The Modernity of "The Everyday"
Readings:
Readings will include works by authors such as Guillaume Apolinaire, Francis Ponge, Raymond Queneau, Georges Pérec, Annie Ernaux, Marc Augé, François Maspéro, Sandrine Bessora, Henri Lefèvre, Roland Barthes, Michel de Certeau, Michel Leiris, Maurice Blanchot, and Georges Bataille.
Course Description:
After centuries of concern with the heroic, the tragic, the exceptional, and of expecting art to transcend life, the modern period opens with a concern for evoking the richness of the Everyday and an attempt to make art and life converge. The poet Apollinaire gives us the sights and sounds of the big city. André Breton makes art of found objects. The poet Francis Ponge tries to put ordinary objects into words. This turns out to be more challenging than one might expect. The notion of the Everyday becomes a philosophical problem for some thinkers and a political issue for others.

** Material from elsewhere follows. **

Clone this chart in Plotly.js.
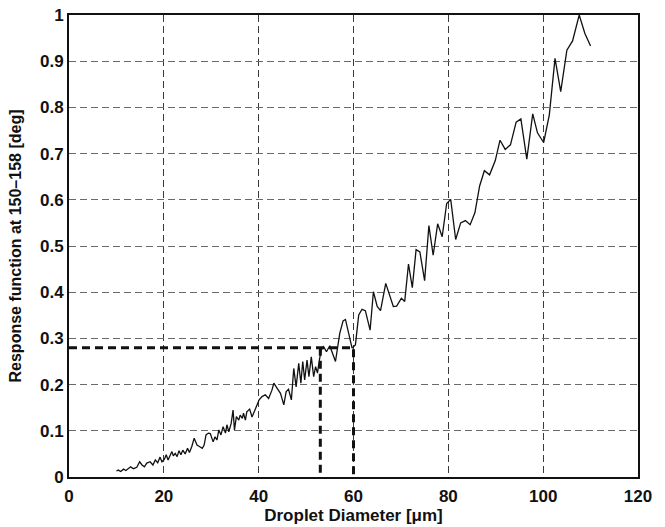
<!DOCTYPE html>
<html>
<head>
<meta charset="utf-8">
<script src="https://cdn.plot.ly/plotly-3.0.1.min.js"></script>
<style>
  html, body { margin: 0; padding: 0; background: #fff; }
  #chart { width: 665px; height: 527px; }
</style>
</head>
<body>
<div id="chart"></div>
<script>
// Droplet diameter [um] and response function at 150-158 deg
const diameter = [
  10.0, 10.4, 10.9, 11.5, 12.0, 12.5, 13.0, 13.6, 14.3, 14.9,
  15.4, 15.9, 16.4, 17.1, 17.7, 18.2, 18.7, 19.2, 19.6, 20.1,
  20.5, 20.9, 21.2, 21.7, 22.0, 22.4, 22.8, 23.2, 23.6, 24.0,
  24.5, 25.0, 25.4, 25.9, 26.4, 27.0, 27.5, 28.1, 28.5, 28.9,
  29.4, 29.8, 30.4, 30.8, 31.2, 31.6, 32.05, 32.5, 33.0, 33.3,
  33.7, 34.2, 34.6, 34.9, 35.3, 35.8, 36.1, 36.55, 36.8, 37.2,
  37.5, 38.1, 38.6, 39.3, 39.65, 40.1, 40.7, 41.4, 42.1, 42.8,
  43.2, 43.9, 44.6, 45.3, 45.8, 46.3, 46.9, 47.4, 47.9, 48.45,
  48.9, 49.3, 49.7, 50.2, 50.6, 51.1, 51.6, 52.0, 52.4, 52.8,
  53.2, 53.7, 54.3, 55.0, 55.5, 56.2, 57.1, 57.8, 58.3, 59.0,
  59.7, 60.4, 61.1, 61.8, 62.5, 63.5, 64.2, 65.0, 65.7, 66.8,
  67.5, 68.4, 69.1, 70.1, 70.8, 71.6, 72.4, 73.2, 74.0, 75.0,
  75.9, 76.8, 77.75, 78.7, 79.65, 80.5, 81.55, 82.6, 83.6, 84.6,
  85.6, 86.6, 87.6, 88.7, 89.9, 90.9, 92.0, 93.1, 94.3, 95.3,
  96.55, 97.8, 98.8, 100.1, 101.3, 102.5, 103.7, 105.0, 106.2, 107.6,
  108.8, 110.0
];
const response = [
  0.013, 0.015, 0.012, 0.017, 0.014, 0.019, 0.022, 0.018, 0.021, 0.033,
  0.026, 0.022, 0.030, 0.033, 0.026, 0.037, 0.031, 0.043, 0.033, 0.038,
  0.048, 0.037, 0.043, 0.055, 0.046, 0.051, 0.044, 0.057, 0.048, 0.058,
  0.050, 0.062, 0.053, 0.066, 0.084, 0.069, 0.066, 0.062, 0.069, 0.091,
  0.095, 0.094, 0.076, 0.087, 0.080, 0.102, 0.091, 0.109, 0.095, 0.113,
  0.098, 0.116, 0.145, 0.102, 0.131, 0.123, 0.134, 0.127, 0.138, 0.123,
  0.141, 0.147, 0.130, 0.145, 0.156, 0.167, 0.174, 0.178, 0.170, 0.188,
  0.203, 0.192, 0.181, 0.156, 0.185, 0.190, 0.167, 0.235, 0.195, 0.246,
  0.203, 0.250, 0.210, 0.253, 0.217, 0.260, 0.217, 0.239, 0.225, 0.253,
  0.275, 0.282, 0.271, 0.284, 0.271, 0.250, 0.311, 0.338, 0.341, 0.311,
  0.279, 0.286, 0.351, 0.363, 0.360, 0.318, 0.401, 0.369, 0.360, 0.419,
  0.396, 0.369, 0.370, 0.387, 0.380, 0.461, 0.410, 0.492, 0.487, 0.425,
  0.544, 0.480, 0.548, 0.520, 0.592, 0.601, 0.514, 0.550, 0.555, 0.546,
  0.572, 0.630, 0.663, 0.654, 0.685, 0.729, 0.709, 0.719, 0.768, 0.775,
  0.688, 0.786, 0.745, 0.724, 0.784, 0.906, 0.834, 0.924, 0.944, 1.000,
  0.960, 0.933
];

// Read-off guide: response level and the two diameters that bracket it
const markLevel = 0.28;
const markDiameters = [53, 60];

const xTicks = [0, 20, 40, 60, 80, 100, 120];
const xTickText = ['0', '20', '40', '60', '80', '100', '120'];
const yTicks = [0, 0.1, 0.2, 0.3, 0.4, 0.5, 0.6, 0.7, 0.8, 0.9, 1];
const yTickText = ['0', '0.1', '0.2', '0.3', '0.4', '0.5', '0.6', '0.7', '0.8', '0.9', '1'];

const bold = s => '<b>' + s + '</b>';
const guideStyle = { color: '#111', width: 3, dash: '8px,5px' };

const traces = [
  {
    x: diameter, y: response, type: 'scatter', mode: 'lines',
    line: { color: '#111', width: 1.3 }, hoverinfo: 'skip'
  },
  {
    x: [0, markDiameters[1], markDiameters[1]],
    y: [markLevel, markLevel, 0],
    type: 'scatter', mode: 'lines', line: guideStyle, hoverinfo: 'skip'
  },
  {
    x: [markDiameters[0], markDiameters[0]],
    y: [markLevel, 0],
    type: 'scatter', mode: 'lines', line: guideStyle, hoverinfo: 'skip'
  }
];

const family = 'Liberation Sans, Arial, Helvetica, sans-serif';
const tickFont = { family: family, size: 17, color: '#111' };

const layout = {
  width: 665, height: 527,
  margin: { l: 69, r: 27, t: 15, b: 50 },
  paper_bgcolor: '#fff', plot_bgcolor: '#fff',
  showlegend: false,
  xaxis: {
    range: [0, 120], tickvals: xTicks, ticktext: xTickText.map(bold), ticks: '',
    showgrid: true, gridcolor: '#3a3a3a', gridwidth: 1, griddash: '7px,4px',
    zeroline: false, showline: true, linecolor: '#111', linewidth: 2, mirror: true,
    tickfont: tickFont, ticklabelstandoff: 3,
    title: { text: bold('Droplet Diameter [μm]'), font: { family: family, size: 17, color: '#111' }, standoff: 0 },
    automargin: false
  },
  yaxis: {
    range: [0, 1], tickvals: yTicks, ticktext: yTickText.map(bold), ticks: '',
    showgrid: true, gridcolor: '#6a6a6a', gridwidth: 1, griddash: '7px,4px',
    zeroline: false, showline: true, linecolor: '#111', linewidth: 2, mirror: true,
    tickfont: tickFont,
    title: { text: bold('Response function at 150–158 [deg]'), font: { family: family, size: 16, color: '#111' }, standoff: 14 },
    automargin: false
  }
};

Plotly.newPlot('chart', traces, layout, { staticPlot: true, displayModeBar: false });
</script>
</body>
</html>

We will examine the problem of the Everyday (le quotidien) in the work of philosophers (Henri Lefèbvre, Roland Barthes, Maurice Blanchot) historians (Michel de Certeau) and the pleasures of the ordinary and the everyday in the work of poets, writers, photographers (Atget in particular) and artists (Sophie Calle).
Prerequisites:
French 102 or consent of instructor.
Additional Information:
Satisfies 1 “Culture” or 1 “Elective” requirement in the French major. Satisfies College of Letters and Science breadth in Arts and Literature, or Historical Studies, or in Social and Behavioral Sciences.